By Amreeta Das:
Yes, it is dark. It is fatal. We have to put up a hard fight to lead a normal life and enjoy our freedom in an environment often contorted by meaningless violence and hostility. We have an election which is reduced to a mere display of voter cards and queuing voters suffering 43 degrees Celsius with the real election neatly conducted by invisible voters ‘beeping’ inside booths after polling hours. We have bloody roads, opened skulls, raped bodies. We have men teaching doctrines of ‘decency’ to a free individual for smoking on the road because she is a girl and that too, a girl in shorts. Doctrines of the vilest kind, sanctioned by self-proclaimed leaders and moral police are being preached everywhere. It is frightening and nerve shattering. The sky is overcast. Apocalypse is at hand.
It is strangely coincidental that moments after I read the report on the Presidency College student’s courage to stand up to some patriarchal people against the harassment she was being subjected to, my telephone rang. Apparently, there is no perceivable connection between these two contextually disparate incidents. But both are linked through an honest commitment to a righteous life.
When I lost my phone, I naturally gave up all hope of ever getting it back, convinced that even if someone finds it, the possibility of getting it back was dim. Yet, contrary to this ‘natural’ line of negative thoughts, I got it back. An unknown voice rang me up. In three more successive calls, I realised that I was going to get back my phone that I had lost the previous day. I had accidentally dropped it in front of my flat and when I came back to look for it after quite some time had passed, it was gone.
The man who gave it back to me is the driver of a gentleman who lives on the second floor of my building. He performed the most simple and yet the most difficult act. He proved his human worth. He could have decided to not pick the phone up and let it be crushed by some car. But he chose to take the trouble to return it. It was a choice which altered little, but important, things.
I didn’t have enough words to thank him. He quickly left on his motorcycle. In fact, I couldn’t hide my blush at shamelessly fumbling the ‘oshesh dhonnyobaad’ (Thank you very much). It seemed strangely inadequate. Yet, language offers us only this much. And it reinforced my belief that perhaps, the root cause of this mounting horror and barbarity lies in our inability to simply be human; to obtain that essential consciousness that differentiates us from ‘beasts’.
It is alright to err and slip. But to do good to ourselves, we need to reach out with this gesture of being simply human. To rectify, examine, recognise our errors and lead a life that involves questioning what we are and who we are. And we do this for ourselves.

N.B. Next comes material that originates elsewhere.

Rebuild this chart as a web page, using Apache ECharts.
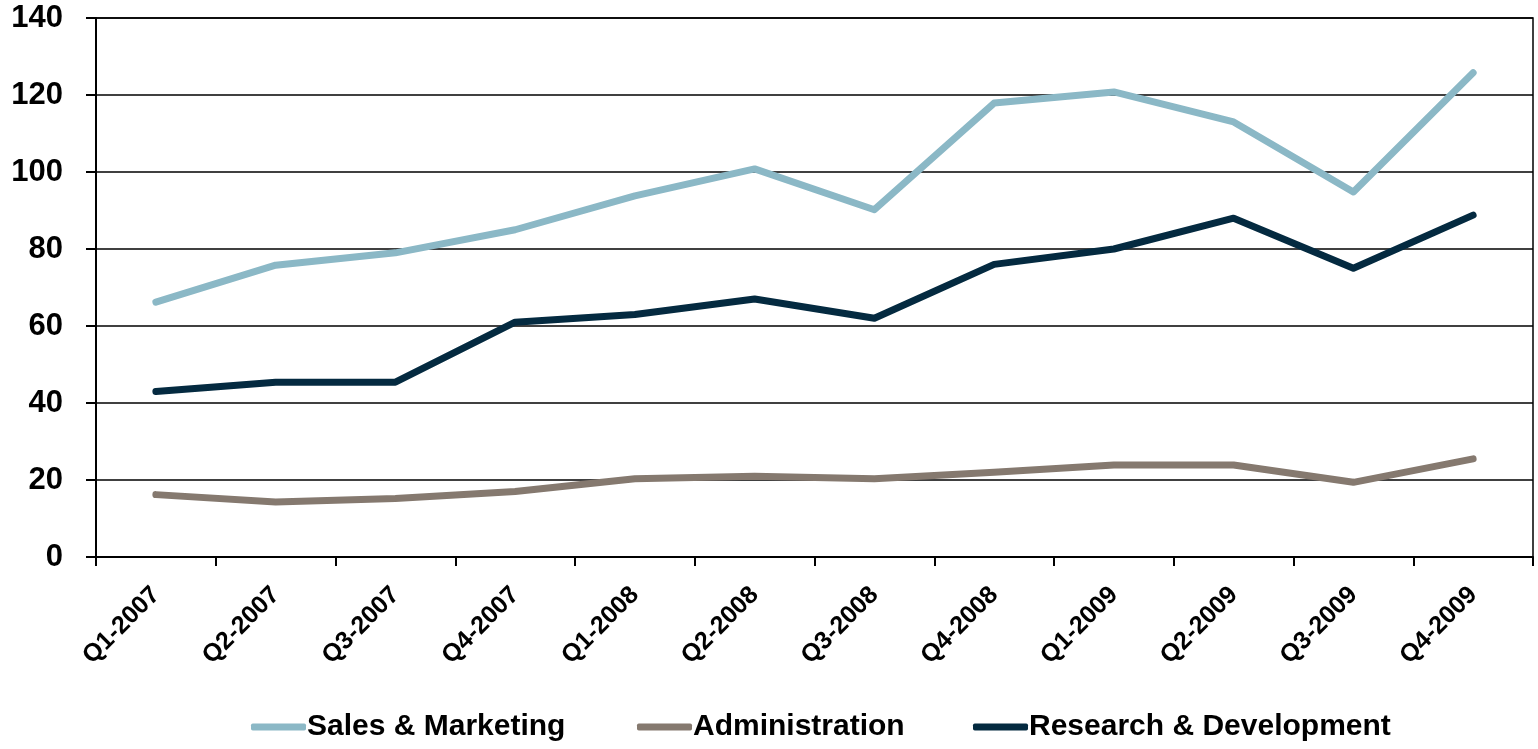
<!DOCTYPE html>
<html>
<head>
<meta charset="utf-8">
<script src="https://cdn.jsdelivr.net/npm/echarts@6/dist/echarts.min.js"></script>
<style>
  html, body { margin: 0; padding: 0; background: #fff; }
  #chart { width: 1538px; height: 749px; }
</style>
</head>
<body>
<div id="chart"></div>
<script>
// quarters on the x axis
var quarters = ['Q1-2007', 'Q2-2007', 'Q3-2007', 'Q4-2007', 'Q1-2008', 'Q2-2008',
  'Q3-2008', 'Q4-2008', 'Q1-2009', 'Q2-2009', 'Q3-2009', 'Q4-2009'];

var salesMarketing = [66.2, 75.8, 79, 85, 93.8, 100.8, 90.2, 117.9, 120.8, 113, 94.8, 125.8];
var administration = [16.2, 14.3, 15.2, 17, 20.3, 21, 20.3, 22, 23.9, 23.9, 19.4, 25.5];
var researchDev = [43, 45.4, 45.4, 61, 63, 67, 62, 76, 80, 88, 75, 88.8];

var seriesNames = ['Sales & Marketing', 'Administration', 'Research & Development'];
var seriesColors = ['#8bb8c6', '#85796f', '#042a40'];

var chart = echarts.init(document.getElementById('chart'));

var font = 'Liberation Sans, Arial, sans-serif';

function line(i, data) {
  return {
    name: seriesNames[i],
    type: 'line',
    data: data,
    symbol: 'none',
    animation: false,
    lineStyle: { color: seriesColors[i], width: 7, cap: 'round', join: 'round' },
    itemStyle: { color: seriesColors[i] }
  };
}

// one legend per item so each sits where it does in the original
var legendLeft = [246, 632, 968];
var legends = seriesNames.map(function (name, i) {
  return {
    left: legendLeft[i],
    bottom: 2,
    itemWidth: 55,
    itemHeight: 7,
    icon: 'roundRect',
    textStyle: { fontFamily: font, fontWeight: 'bold', fontSize: 30, color: '#000', padding: [0, 0, 0, -4] },
    data: [name]
  };
});

chart.setOption({
  backgroundColor: '#fff',
  grid: {
    left: 96, right: 5, top: 18, bottom: 192,
    show: true, borderColor: '#000', borderWidth: 1.5
  },
  legend: legends,
  xAxis: {
    type: 'category',
    data: quarters,
    axisLine: { lineStyle: { color: '#000', width: 2 } },
    axisTick: { show: true, length: 9, lineStyle: { color: '#000', width: 2 } },
    axisLabel: {
      rotate: 45, margin: 34, color: '#000',
      fontFamily: font, fontWeight: 'bold', fontSize: 25
    }
  },
  yAxis: {
    type: 'value',
    min: 0, max: 140, interval: 20,
    axisLine: { show: true, lineStyle: { color: '#000', width: 2 } },
    axisTick: { show: true, length: 10, lineStyle: { color: '#000', width: 2 } },
    splitLine: { lineStyle: { color: '#000', width: 1.5 } },
    axisLabel: {
      margin: 33, color: '#000',
      fontFamily: font, fontWeight: 'bold', fontSize: 31
    }
  },
  series: [
    line(0, salesMarketing),
    line(1, administration),
    line(2, researchDev)
  ]
});
</script>
</body>
</html>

Hope is struggling against this overpowering darkness. Hope in the form of students relentlessly struggling to keep alive this spirit of questioning, this refusal to live in obstinate complacency and easy reverence of outmoded and dangerous ideas of morality. Hope in the form of relief workers in the war-battered Middle East, in Palestine, Syria, and Libya. Hope in the teacher who chose the taste of bullet wounds to save his students in Pakistan. Hope in the form of all those Good Samaritans who spent nights pulling out half dead, bloodied bodies from under the wreckage of the Vivekananda flyover. Hope in the form of all those who leave the comfort of their warm hearths and fireplaces to make small or big changes.
The fight is visibly ‘silly’ because the darkness is formidable. But here the fight is not simply one against one equation of good and evil. This world is much more complex than reductionist definitions. But it can ultimately be boiled down to an internal battle of choice. And all those who are consciously giving hell to others, or living lives that are stagnant no-lives, are trudging their way to an end that shall stare back at them one day and utter, “You had one chance. You nicely spoiled it.”
We have one life and we must do justice to ourselves. There might be no God to judge us, no book of virtues and sins, and no Judgement drama either. We have what we have, here and now, this good minute.